O tipo mais comum de tentativa de romper a tornozeleira, conta, é cortando o equipamento, o que pode causar o interrompimento do sinal e alertar as autoridades sobre a violação.
“Tem todo tipo de abertura: tem gente que serra, tem gente que fura. Não posso comentar especificamente o caso do Bolsonaro, porque é de outra empresa, mas se fosse nosso equipamento, se um equipamento metálico chegar perto da tornozeleira, dá pra detectar. Se houve acréscimo de temperatura, dá pra detectar. Se furou ou der pancada, também.”
Violação na ‘caixa’ da tornozeleira é tentativa de desativar GPS?
Um dos fatores que chamaram a atenção no caso da tentativa do ex-presidente Bolsonaro de romper a tornozeleira foi que o ferro de solda foi usado na própria caixa do equipamento, não no cinto.
“Não sei a psicologia dele ali. Algumas pessoas falam que ele surtou. Como não vimos o equipamento, é difícil comentar. Há vários vídeos na internet que ensinam a tirar isso ou aquilo [da tornozeleira]. Mas no momento em que se tira, está havendo a violação”, diz Bloomfield.
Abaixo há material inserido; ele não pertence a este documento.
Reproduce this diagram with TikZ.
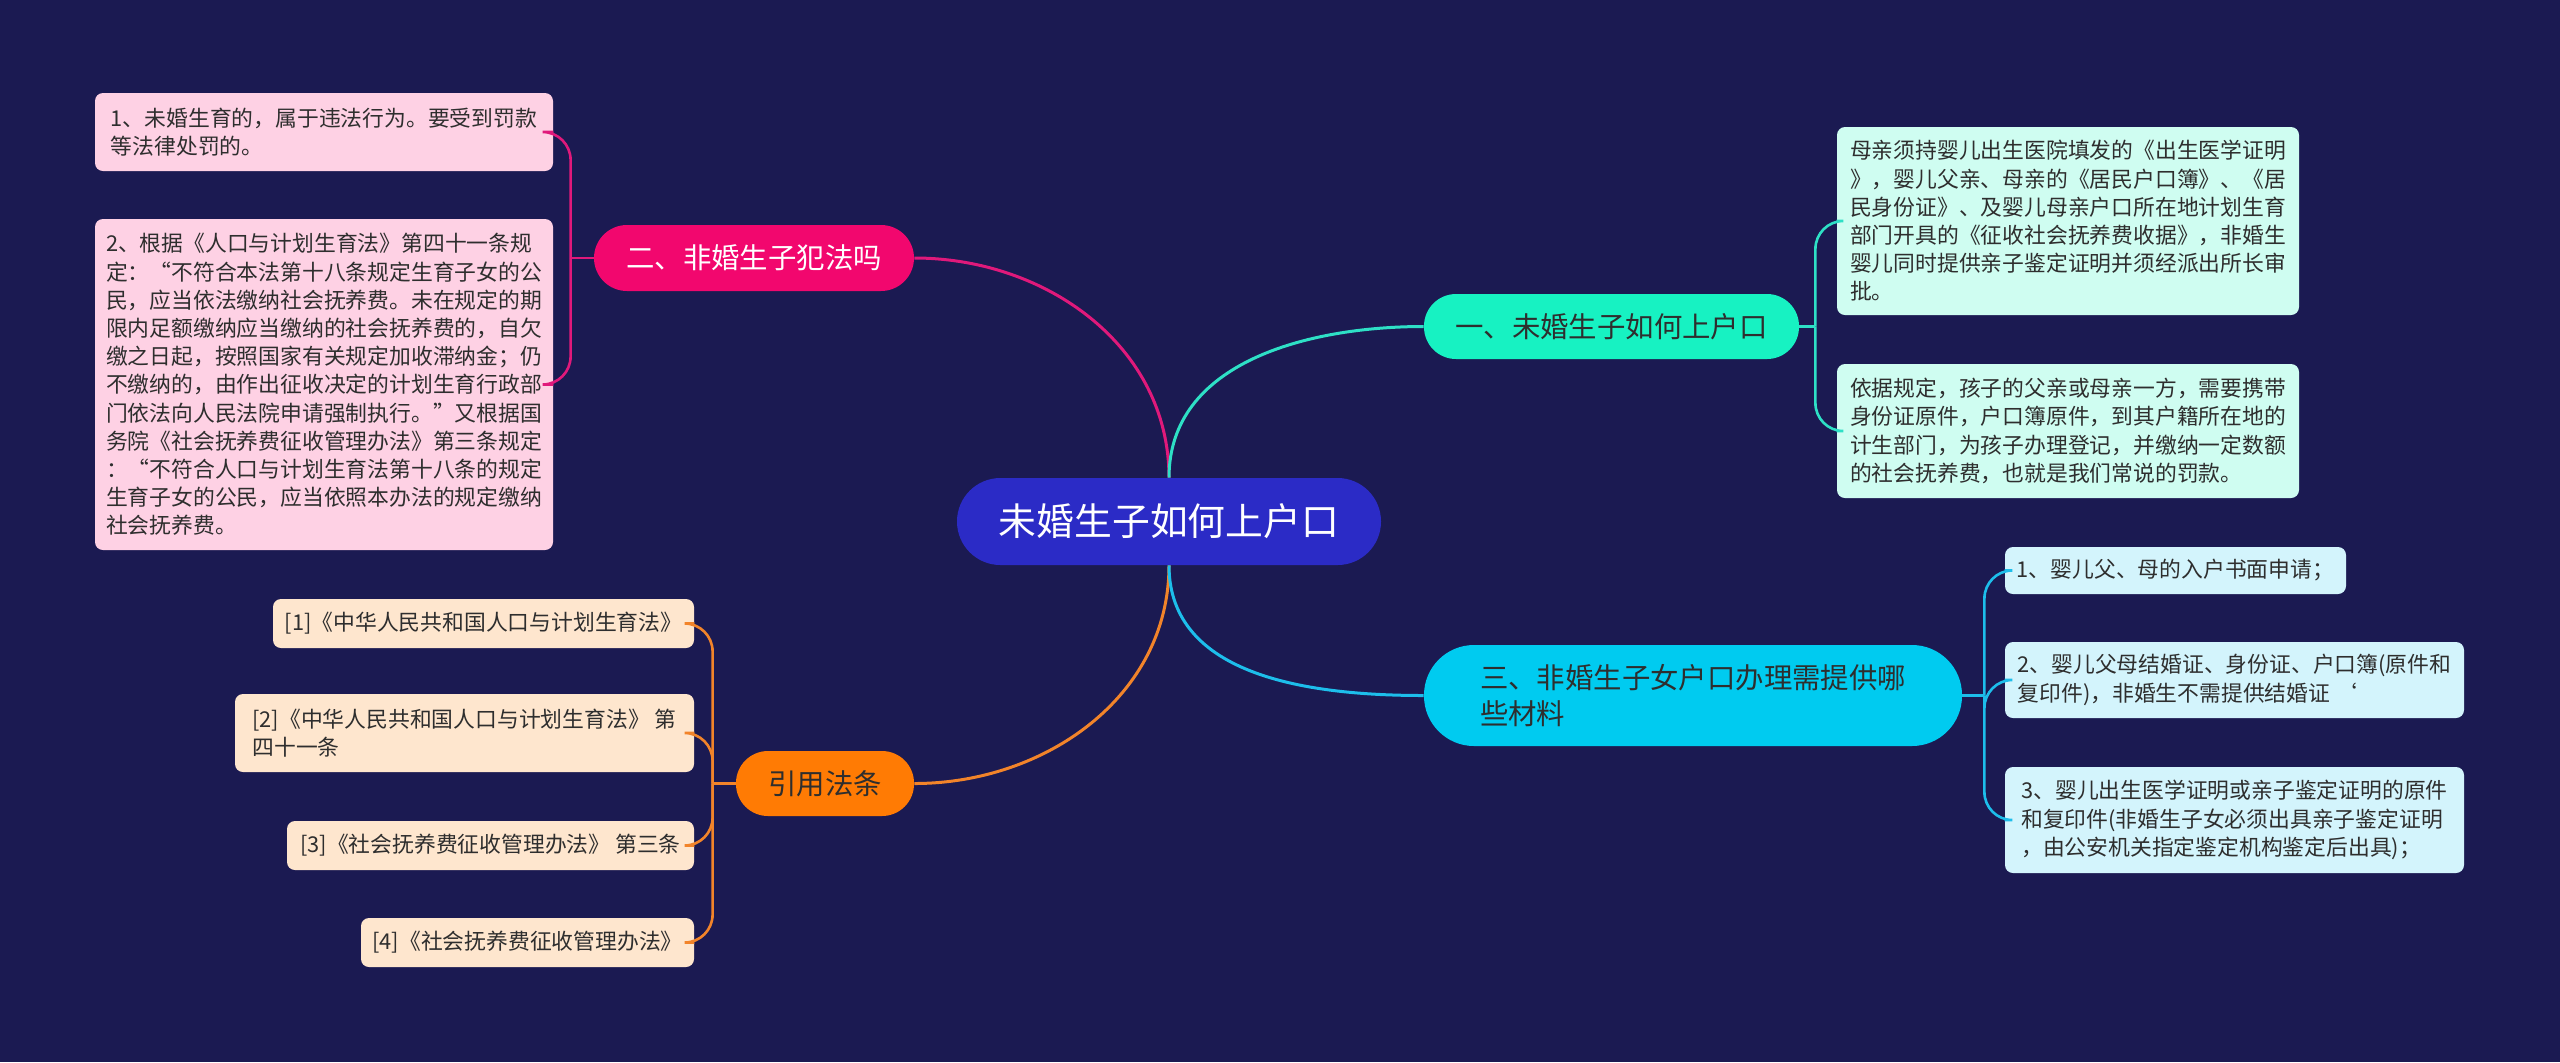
\documentclass[tikz,border=0pt]{standalone}
\usepackage{fontspec}
\setmainfont{Noto Sans CJK SC}
\definecolor{bg}{HTML}{1B1A52}
\definecolor{cfill}{HTML}{2B2BC6}
\definecolor{tealf}{HTML}{17F2C2}
\definecolor{teall}{HTML}{2EE0C6}
\definecolor{mintbox}{HTML}{CFFDF1}
\definecolor{skyf}{HTML}{00CBF0}
\definecolor{skyl}{HTML}{1DBEEB}
\definecolor{skybox}{HTML}{D3F4FC}
\definecolor{pinkf}{HTML}{F2076E}
\definecolor{pinkl}{HTML}{E0197B}
\definecolor{pinkbox}{HTML}{FED1E4}
\definecolor{orangef}{HTML}{FF7B04}
\definecolor{orangel}{HTML}{F2842A}
\definecolor{orangebox}{HTML}{FEE6CE}
\definecolor{darktext}{HTML}{2E2E2E}
\begin{document}
\begin{tikzpicture}[x=0.5pt,y=-0.5pt,
  leaf/.style={rounded corners=4pt, inner xsep=5pt, inner ysep=0pt, align=left,
    font=\fontsize{10.9pt}{14.1pt}\selectfont, text=darktext},
  branch/.style={inner xsep=8pt, inner ysep=0pt, align=left,
    font=\fontsize{14.2pt}{18pt}\selectfont},
  mainline/.style={line width=1.5pt},
  subline/.style={line width=1.3pt, rounded corners=14pt}
]
\useasboundingbox (0,0) rectangle (2560,1062);
\fill[bg] (0,0) rectangle (2560,1062);

% center
\node[fill=cfill, text=white, rounded corners=21.7pt, minimum width=212pt, minimum height=43.5pt,
  inner sep=0pt, font=\fontsize{18.9pt}{22pt}\selectfont] (C) at (1169,521.5) {未婚生子如何上户口};

% branches
\node[branch, fill=tealf, text=darktext, rounded corners=16pt, minimum width=187.5pt, minimum height=32.5pt] (B1) at (1611.5,326.5) {一、未婚生子如何上户口};
\node[branch, fill=skyf, text=darktext, rounded corners=25pt, minimum width=269pt, minimum height=50.5pt] (B3) at (1693,695.5) {三、非婚生子女户口办理需提供哪\\些材料};
\node[branch, fill=pinkf, text=white, rounded corners=16.5pt, minimum width=160pt, minimum height=33pt] (B2) at (754,258) {二、非婚生子犯法吗};
\node[branch, fill=orangef, text=darktext, rounded corners=16pt, minimum width=89pt, minimum height=32.5pt] (B4) at (825,783.5) {引用法条};

% leaves of B1
\node[leaf, fill=mintbox, minimum width=231pt, minimum height=94pt] (A1) at (2068,221) {母亲须持婴儿出生医院填发的《出生医学证明\\》，婴儿父亲、母亲的《居民户口簿》、《居\\民身份证》、及婴儿母亲户口所在地计划生育\\部门开具的《征收社会抚养费收据》，非婚生\\婴儿同时提供亲子鉴定证明并须经派出所长审\\批。};
\node[leaf, fill=mintbox, minimum width=231pt, minimum height=67pt] (A2) at (2068,431) {依据规定，孩子的父亲或母亲一方，需要携带\\身份证原件，户口簿原件，到其户籍所在地的\\计生部门，为孩子办理登记，并缴纳一定数额\\的社会抚养费，也就是我们常说的罚款。};

% leaves of B3
\node[leaf, fill=skybox, minimum width=170.5pt, minimum height=23.5pt] (C1) at (2175.5,570.5) {1、婴儿父、母的入户书面申请；};
\node[leaf, fill=skybox, minimum width=229.5pt, minimum height=38pt] (C2) at (2234.5,680) {2、婴儿父母结婚证、身份证、户口簿(原件和\\复印件)，非婚生不需提供结婚证 ‘};
\node[leaf, fill=skybox, minimum width=229.5pt, minimum height=53pt] (C3) at (2234.5,820) {3、婴儿出生医学证明或亲子鉴定证明的原件\\和复印件(非婚生子女必须出具亲子鉴定证明\\，由公安机关指定鉴定机构鉴定后出具)；};

% leaves of B2
\node[leaf, fill=pinkbox, minimum width=229pt, minimum height=39pt] (P1) at (324,132) {1、未婚生育的，属于违法行为。要受到罚款\\等法律处罚的。};
\node[leaf, fill=pinkbox, minimum width=229pt, minimum height=165.5pt] (P2) at (324,384.5) {2、根据《人口与计划生育法》第四十一条规\\定：“不符合本法第十八条规定生育子女的公\\民，应当依法缴纳社会抚养费。未在规定的期\\限内足额缴纳应当缴纳的社会抚养费的，自欠\\缴之日起，按照国家有关规定加收滞纳金；仍\\不缴纳的，由作出征收决定的计划生育行政部\\门依法向人民法院申请强制执行。”又根据国\\务院《社会抚养费征收管理办法》第三条规定\\：“不符合人口与计划生育法第十八条的规定\\生育子女的公民，应当依照本办法的规定缴纳\\社会抚养费。};

% leaves of B4
\node[leaf, fill=orangebox, minimum width=210.5pt, minimum height=24.5pt] (L1) at (483.5,623.5) {[1]《中华人民共和国人口与计划生育法》};
\node[leaf, fill=orangebox, minimum width=229.5pt, minimum height=39pt] (L2) at (464.5,733) {[2]《中华人民共和国人口与计划生育法》 第\\四十一条};
\node[leaf, fill=orangebox, minimum width=203.5pt, minimum height=24.5pt] (L3) at (490.5,845.5) {[3]《社会抚养费征收管理办法》 第三条};
\node[leaf, fill=orangebox, minimum width=166.5pt, minimum height=24.5pt] (L4) at (527.5,942.5) {[4]《社会抚养费征收管理办法》};

% main connectors
\draw[mainline, pinkl] (C.north) to[out=90,in=0] (B2.east);
\draw[mainline, teall] (C.north) to[out=90,in=180] (B1.west);
\draw[mainline, orangel] (C.south) to[out=-90,in=0] (B4.east);
\draw[mainline, skyl] (C.south) to[out=-90,in=180] (B3.west);

% junction points
\path (B1.east) ++(16,0) coordinate (j1);
\path (B3.east) ++(22,0) coordinate (j3);
\path (B2.west) ++(-23,0) coordinate (j2);
\path (B4.west) ++(-23,0) coordinate (j4);

% sub connectors
\draw[subline, teall] (B1.east) -- (j1);
\draw[subline, teall] (j1) |- (A1.west);
\draw[subline, teall] (j1) |- (A2.west);

\draw[subline, skyl] (B3.east) -- (j3);
\draw[subline, skyl] (j3) |- (C1.west);
\draw[subline, skyl] (j3) |- (C2.west);
\draw[subline, skyl] (j3) |- (C3.west);

\draw[subline, pinkl] (B2.west) -- (j2);
\draw[subline, pinkl] (j2) |- (P1.east);
\draw[subline, pinkl] (j2) |- (P2.east);

\draw[subline, orangel] (B4.west) -- (j4);
\draw[subline, orangel] (j4) |- (L1.east);
\draw[subline, orangel] (j4) |- (L2.east);
\draw[subline, orangel] (j4) |- (L3.east);
\draw[subline, orangel] (j4) |- (L4.east);
\end{tikzpicture}
\end{document}
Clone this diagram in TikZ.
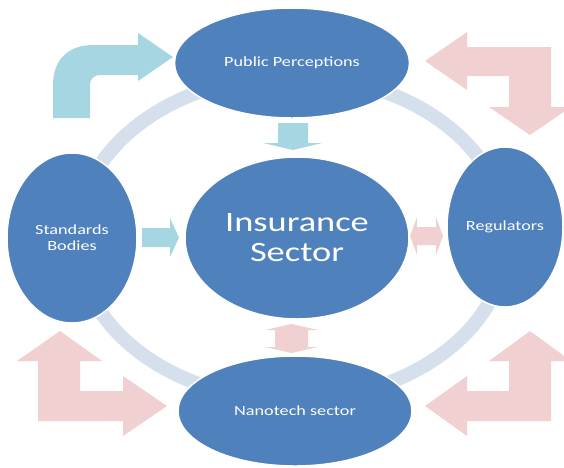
\documentclass[tikz,border=0pt]{standalone}
\usepackage{fontspec}
\setmainfont{Carlito}
\newfontfamily\wide[FakeStretch=1.3]{Carlito}
\usetikzlibrary{shapes.geometric}
\definecolor{bubblue}{RGB}{79,129,189}
\definecolor{ringc}{RGB}{214,223,236}
\definecolor{lblue}{RGB}{166,214,226}
\definecolor{lpink}{RGB}{240,208,208}
\tikzset{
  bub/.style={ellipse, fill=bubblue, draw=white, line width=1.5pt, inner sep=0pt,
    text=white, align=center, font=\wide\fontsize{14}{16}\selectfont},
  bluearrow/.style={fill=lblue, draw=none},
  pinkarrow/.style={fill=lpink, draw=none},
  ringstyle/.style={draw=ringc, line width=14pt}
}
\begin{document}
\begin{tikzpicture}[x=1pt,y=-1pt]
\useasboundingbox (0,0) rectangle (564,467);
\clip (0,0) rectangle (564,467);
% ring
\draw[ringstyle] (292,238) ellipse [x radius=215pt, y radius=162pt];
% blue bent arrow (top-left)
\fill[bluearrow] (53,118) -- (53,85) .. controls (53,58) and (70,45) .. (93,45)
  -- (138,45) -- (138,33) -- (173,57) -- (138,81) -- (138,75) -- (100,75)
  .. controls (94,75) and (90,79) .. (90,85) -- (90,118) -- cycle;
% pink bent arrow (top-right)
\fill[pinkarrow] (425,61) -- (467,32) -- (467,47) -- (551,47) -- (551,107) -- (571,107)
  -- (530,135) -- (489,107) -- (509,107) -- (509,76) -- (467,76) -- (467,90) -- cycle;
% pink bent arrow (bottom-right)
\fill[pinkarrow] (530,331) -- (571,361) -- (551,361) -- (551,421) -- (467,421) -- (467,436)
  -- (425,406) -- (467,376) -- (467,391) -- (509,391) -- (509,361) -- (489,361) -- cycle;
% pink bent arrow (bottom-left)
\fill[pinkarrow] (60,331) -- (102,361) -- (80,361) -- (80,391) -- (123,391) -- (123,376)
  -- (167,406) -- (123,436) -- (123,421) -- (38,421) -- (38,361) -- (17,361) -- cycle;
% ellipses
\node[bub, minimum width=235pt, minimum height=110pt] (pub) at (292,63) {Public Perceptions};
\node[bub, minimum width=224pt, minimum height=162pt, font=\wide\fontsize{28}{30}\selectfont] (ins) at (297,238) {Insurance\\Sector};
\node[bub, minimum width=130pt, minimum height=170pt] (std) at (72,238) {Standards\\Bodies};
\node[bub, minimum width=116pt, minimum height=160pt] (reg) at (505,227) {Regulators};
\node[bub, minimum width=234pt, minimum height=110pt] (nano) at (295,411) {Nanotech sector};
% small arrows between ellipses
\fill[bluearrow] (278,123) -- (308,123) -- (308,143) -- (322,143) -- (293,150) -- (263,143) -- (278,143) -- cycle;
\fill[bluearrow] (142,228) -- (170,228) -- (170,218) -- (179,237.5) -- (170,257) -- (170,247) -- (142,247) -- cycle;
\fill[pinkarrow] (410,236) -- (417,217) -- (417,227) -- (436,227) -- (436,217) -- (443,236)
  -- (436,255) -- (436,245) -- (417,245) -- (417,255) -- cycle;
\fill[pinkarrow] (291.5,324) -- (318,330) -- (308,330) -- (308,347) -- (318,347) -- (291.5,353)
  -- (265,347) -- (275,347) -- (275,330) -- (265,330) -- cycle;
\end{tikzpicture}
\end{document}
“Há quem tira a caixa, quem tira a cinta. Tivemos um caso em São Paulo, em 2012 ou 2013, onde o preso foi a uma empresa de assistência técnica [para tentar abrir o dispositivo]. A polícia foi lá e prendeu o preso e o técnico. Quando mostramos o prontuário com as informações geradas, é prova para a Justiça. O equipamento é como se fosse um relógio de ponto, mas com muito mais informação.”
Ele diz que, além de violar fisicamente os equipamentos, já houve também tentativas de ataques hacker aos sistemas da empresa e de acessar as informações dos dispositivos.
Embora admita que nenhum equipamento é inviolável, o fabricante diz que as informações sobre a violação sempre ficarão registradas.
“Vai ficar no seu prontuário e você vai responder à Justiça. E será penalizado de acordo com o juízo que está analisando o caso. Eu não tentaria fazer. Seja o rompimento da pulseira, seja violação do caso, isso vai ficar registrado e enviado para o juízo.”